Wherever the word "code" turns up in a line of the entries, copy that line.

# Material provided
┌──

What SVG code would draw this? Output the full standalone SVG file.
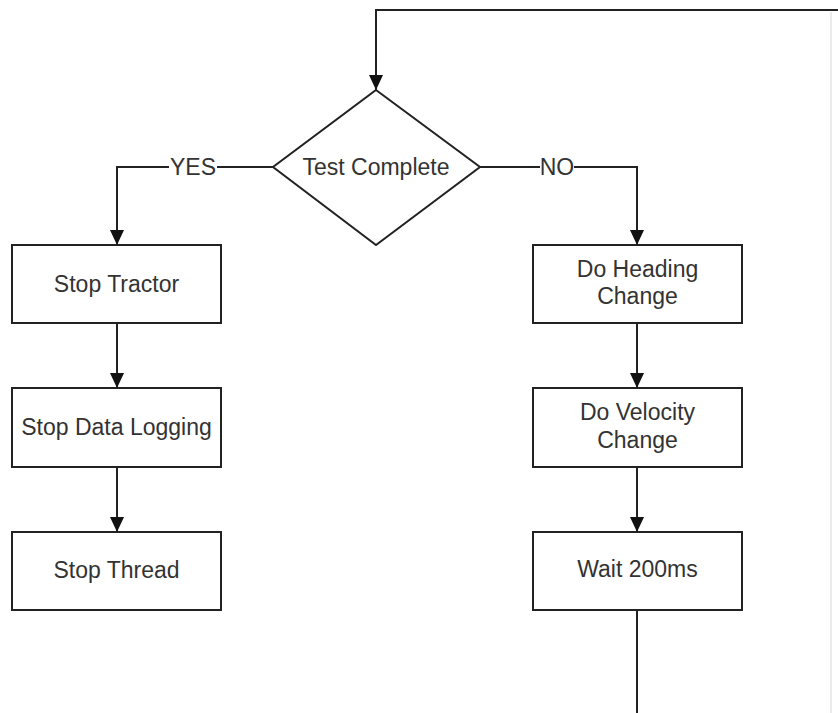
<svg xmlns="http://www.w3.org/2000/svg" width="838" height="713" viewBox="0 0 838 713">
<style>
.box{fill:#fff;stroke:#222;stroke-width:2}
.lbl{font-family:"Liberation Sans",Arial,sans-serif;font-size:23px;fill:#333;text-anchor:middle}
.con{fill:none;stroke:#222;stroke-width:2}
</style>
<defs>
<marker id="ah" markerUnits="userSpaceOnUse" markerWidth="15" markerHeight="16" refX="15" refY="7" orient="auto" viewBox="0 0 15 14">
<path d="M0,0 L15,7 L0,14 Z" fill="#111"/>
</marker>
</defs>
<rect width="838" height="713" fill="#fff"/>
<g id="connectors">
<line x1="831" y1="12" x2="831" y2="713" stroke="#e4e4e4" stroke-width="1.5"/>
<path class="con" d="M838,10 H376 V90" marker-end="url(#ah)"/>
<path class="con" d="M273,167 H117 V245" marker-end="url(#ah)"/>
<path class="con" d="M480,167 H637 V245" marker-end="url(#ah)"/>
<path class="con" d="M117,323 V388" marker-end="url(#ah)"/>
<path class="con" d="M117,467 V532" marker-end="url(#ah)"/>
<path class="con" d="M637,323 V388" marker-end="url(#ah)"/>
<path class="con" d="M637,467 V532" marker-end="url(#ah)"/>
<path class="con" d="M637,610 V713"/>
<rect x="169" y="155" width="48" height="22" fill="#fff"/>
<text class="lbl" x="193" y="175">YES</text>
<rect x="540" y="155" width="34" height="22" fill="#fff"/>
<text class="lbl" x="557" y="175">NO</text>
</g>
<g id="test-complete">
<polygon class="box" points="376,90 480,167 376,245 273,167"/>
<text class="lbl" x="376" y="175">Test Complete</text>
</g>
<g id="stop-tractor">
<rect class="box" x="12" y="245" width="209" height="78"/>
<text class="lbl" x="116.5" y="292">Stop Tractor</text>
</g>
<g id="stop-data-logging">
<rect class="box" x="12" y="388" width="209" height="79"/>
<text class="lbl" x="116.5" y="435">Stop Data Logging</text>
</g>
<g id="stop-thread">
<rect class="box" x="12" y="532" width="209" height="78"/>
<text class="lbl" x="116.5" y="578">Stop Thread</text>
</g>
<g id="do-heading-change">
<rect class="box" x="533" y="245" width="209" height="78"/>
<text class="lbl" x="637.5" y="277">Do Heading</text>
<text class="lbl" x="637.5" y="304">Change</text>
</g>
<g id="do-velocity-change">
<rect class="box" x="533" y="388" width="209" height="79"/>
<text class="lbl" x="637.5" y="420">Do Velocity</text>
<text class="lbl" x="637.5" y="448">Change</text>
</g>
<g id="wait-200ms">
<rect class="box" x="533" y="532" width="209" height="78"/>
<text class="lbl" x="637.5" y="577">Wait 200ms</text>
</g>
</svg>
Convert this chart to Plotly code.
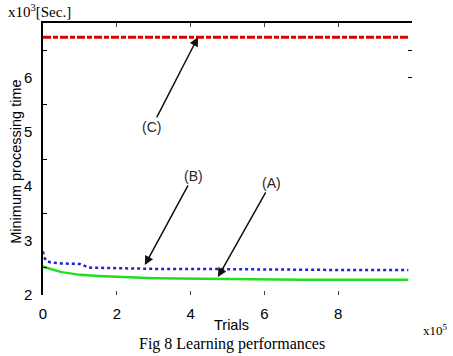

└──

# Written answer
What SVG code would draw this? Output the full standalone SVG file.
Convert this chart to Plotly code.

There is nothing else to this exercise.